I am not much into Python but you may want to look into the Python spatial library PySAL. I have no idea if there are any point process statistics but, given the developers behind the effort, I am fairly confident that they have some robust spatial weighting matrix functions available. This may be a good jumping-off point for developing your own functions in Python.
What I mean by "3D point patterns" is that each point has lat, lon, and elevation values and are represented by a 3D feature. In essence the tool I created calculates the NNI for nearest neighbor distances for the 2nd and 3rd dimension, i.e. a nearest neighbor distance is determined using Euclidean measurements just as in ESRI's Average Nearest Neighbor statistic. What it lacks is an ability to define a study area boundary on the fly and to account for boundary effects. What I would like to do is A) be able to define a 3D boundary using the points in the analysis (as when you don't provide a pre-defined boundary with ESRI's tool) and B) use that boundary to control for boundary effects.

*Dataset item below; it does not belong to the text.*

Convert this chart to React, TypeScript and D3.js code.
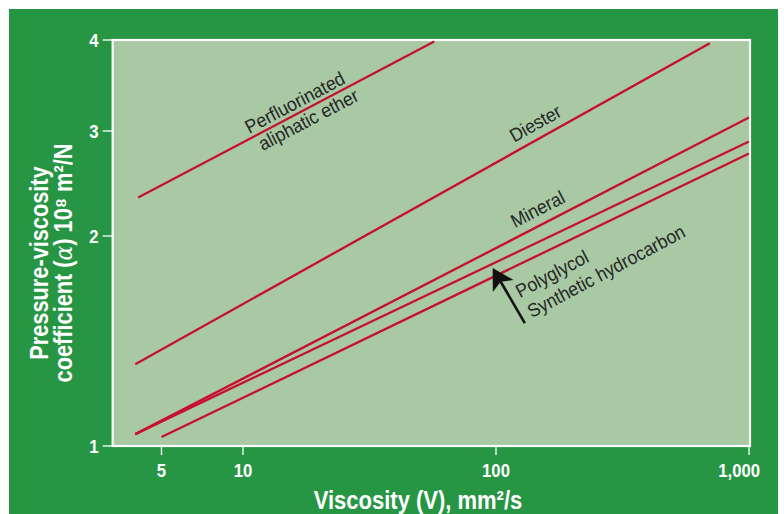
import React from "react";
import * as d3 from "d3";

const W = 784;
const H = 514;

// Axis ticks
const xTickValues = [5, 10, 100, 1000];
const xTickLabels = ["5", "10", "100", "1,000"];
const yTickValues = [1, 2, 3, 4];
const yTickLabels = ["1", "2", "3", "4"];

// Series (straight lines on log–log paper): start/end viscosity and alpha
const seriesNames = ["Perfluorinated aliphatic ether", "Diester", "Mineral", "Polyglycol", "Synthetic hydrocarbon"];
const startV = [4.1, 4.0, 4.0, 4.0, 5.0];
const endV = [57, 700, 1000, 1000, 1000];
const startAlpha = [2.32, 1.31, 1.04, 1.04, 1.03];
const endAlpha = [3.98, 3.96, 3.13, 2.88, 2.75];

// Arrow annotation (data coords)
const arrowFrom = [130, 1.5];
const arrowTo = [97, 1.8];

const FONT = "'Liberation Sans', Arial, Helvetica, sans-serif";
const GREEN = "#279644";
const PLOT = "#a8c9a4";
const RED = "#c8102e";
const INK = "#262626";

export default function App() {
  const x = d3.scaleLog().domain([5, 10, 100, 1000]).range([161.5, 243, 496, 749]);
  const y = d3.scaleLog().domain([1, 2, 3, 4]).range([446, 236, 131, 40]);

  const left = x(3.3);
  const right = x(1000) + 1;
  const top = y(4);
  const bottom = y(1);

  const line = d3.line<[number, number]>().x((d) => x(d[0])).y((d) => y(d[1]));

  const lines = seriesNames.map((name, i) => ({
    name,
    pts: [
      [startV[i], startAlpha[i]],
      [endV[i], endAlpha[i]],
    ] as [number, number][],
  }));

  const along = (i: number, xv: number) => {
    const x0 = x(startV[i]), y0 = y(startAlpha[i]);
    const x1 = x(endV[i]), y1 = y(endAlpha[i]);
    const px = x(xv);
    const t = (px - x0) / (x1 - x0);
    const py = y0 + t * (y1 - y0);
    const ang = (Math.atan2(y1 - y0, x1 - x0) * 180) / Math.PI;
    return { px, py, ang };
  };

  const labels = [
    { i: 0, xv: 16.8, dx: 0, dy: -4.5, text: "Perfluorinated" },
    { i: 0, xv: 16.8, dx: 4, dy: 17, text: "aliphatic ether" },
    { i: 1, xv: 153, dx: 0, dy: -8.5, text: "Diester" },
    { i: 2, xv: 156, dx: 0, dy: -9, text: "Mineral" },
  ];

  const ax0 = x(arrowFrom[0]), ay0 = y(arrowFrom[1]);
  const ax1 = x(arrowTo[0]), ay1 = y(arrowTo[1]);
  const len = Math.hypot(ax1 - ax0, ay1 - ay0);
  const ux = (ax1 - ax0) / len, uy = (ay1 - ay0) / len;
  const nx = -uy, ny = ux;
  const headL = 21, headW = 12, notch = 16;
  const bx = ax1 - headL * ux, by = ay1 - headL * uy;
  const head = [
    [ax1, ay1],
    [bx + headW * nx, by + headW * ny],
    [ax1 - notch * ux, ay1 - notch * uy],
    [bx - headW * nx, by - headW * ny],
  ];

  const pgPos = [x(124.4), y(1.628)];
  const shPos = [x(138.4), y(1.524)];

  const LS = 19;
  const LSX = 0.93;

  return (
    <div style={{ position: "absolute", left: 0, top: 0, width: W, height: H, background: "#fff" }}>
      <svg width={W} height={H} style={{ display: "block" }} fontFamily={FONT}>
        <rect x={0} y={0} width={W} height={H} fill="#fff" />
        <rect x={9} y={9} width={769} height={H - 9} fill={GREEN} />
        <rect x={left} y={top} width={right - left} height={bottom - top} fill={PLOT} stroke="#fff" strokeWidth={2.2} />

        {yTickValues.map((v, i) => (
          <g key={"y" + v}>
            <line x1={left - 10} x2={left} y1={y(v)} y2={y(v)} stroke="#fff" strokeWidth={1.3} />
            <text
              transform={`translate(${left - 14},${y(v) + 7}) scale(0.88,1)`}
              textAnchor="end"
              fill="#fff"
              fontWeight="bold"
              fontSize={19}
            >
              {yTickLabels[i]}
            </text>
          </g>
        ))}

        {xTickValues.map((v, i) => {
          const last = i === xTickValues.length - 1;
          return (
            <g key={"x" + v}>
              <line x1={x(v)} x2={x(v)} y1={bottom} y2={bottom + 9} stroke="#fff" strokeWidth={1.3} />
              <text
                transform={`translate(${x(v) + (last ? 11 : 0)},477) scale(0.88,1)`}
                textAnchor={last ? "end" : "middle"}
                fill="#fff"
                fontWeight="bold"
                fontSize={19}
              >
                {xTickLabels[i]}
              </text>
            </g>
          );
        })}

        {lines.map((l) => (
          <path key={l.name} d={line(l.pts) || ""} fill="none" stroke={RED} strokeWidth={2.3} />
        ))}

        {labels.map((lb, k) => {
          const p = along(lb.i, lb.xv);
          return (
            <text
              key={k}
              transform={`translate(${p.px},${p.py}) rotate(${p.ang}) translate(${lb.dx},${lb.dy}) scale(${LSX},1)`}
              textAnchor="middle"
              fill={INK}
              fontSize={LS}
            >
              {lb.text}
            </text>
          );
        })}

        <text transform={`translate(${pgPos[0]},${pgPos[1]}) rotate(-28) scale(${LSX},1)`} fill={INK} fontSize={LS}>
          Polyglycol
        </text>
        <text transform={`translate(${shPos[0]},${shPos[1]}) rotate(-28) scale(${LSX},1)`} fill={INK} fontSize={LS}>
          Synthetic hydrocarbon
        </text>

        <line x1={ax0} y1={ay0} x2={ax1 - notch * ux} y2={ay1 - notch * uy} stroke="#111" strokeWidth={2.6} />
        <path d={"M" + head.map((p) => p.join(",")).join("L") + "Z"} fill="#111" />

        <text transform="translate(418,509) scale(0.88,1)" textAnchor="middle" fill="#fff" fontWeight="bold" fontSize={25}>
          Viscosity (V), mm²/s
        </text>
        <g transform="translate(48,263) rotate(-90) scale(0.87,1)">
          <text x={0} y={0} textAnchor="middle" fill="#fff" fontWeight="bold" fontSize={25}>
            Pressure-viscosity
          </text>
          <text x={0} y={24} textAnchor="middle" fill="#fff" fontWeight="bold" fontSize={25}>
            coefficient (<tspan fontFamily="'DejaVu Serif', serif" fontWeight="normal" fontStyle="italic">α</tspan>) 10⁸ m²/N
          </text>
        </g>
      </svg>
    </div>
  );
}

The spatstat (http://www.spatstat.org/spatstat/) library in R allows you to specify a boundary. The "owin" object class is what you pass to a given PPA model in spatstat to define the boundary. An owin object can be based either on a predefined boundary or a convex function. You can use the rgdal or maptools package to read (point or polygon) shapefiles. I understand that it is possible to compile GDAL with the ESRI API for FileGeodatabases but I have not tried it. If you read in a shapefile then you need to coerce the data from an sp to a spatstat owin or ppp object class.
As far as coding this in Python I would look at the nice example that ESRI provided on calling R from ArcToolbox.
This framework would allow to stay in the ArcGIS environment while calling R through a simple Python wrapper via ArcToolbox. There is really no need to reinvent the wheel here. The statistics, boundary specification and corrections, and simulation capacity that you want/need already exists in spatstat. This is a very mature and well respected library that is one of the de facto standards in spatial statistics. Here is a Journal of Statistical Software paper that introduces the library (http://www.jstatsoft.org/v12/i06).
This is great. Thank you so much for helping me out with this, I will definitely check out the spastat library.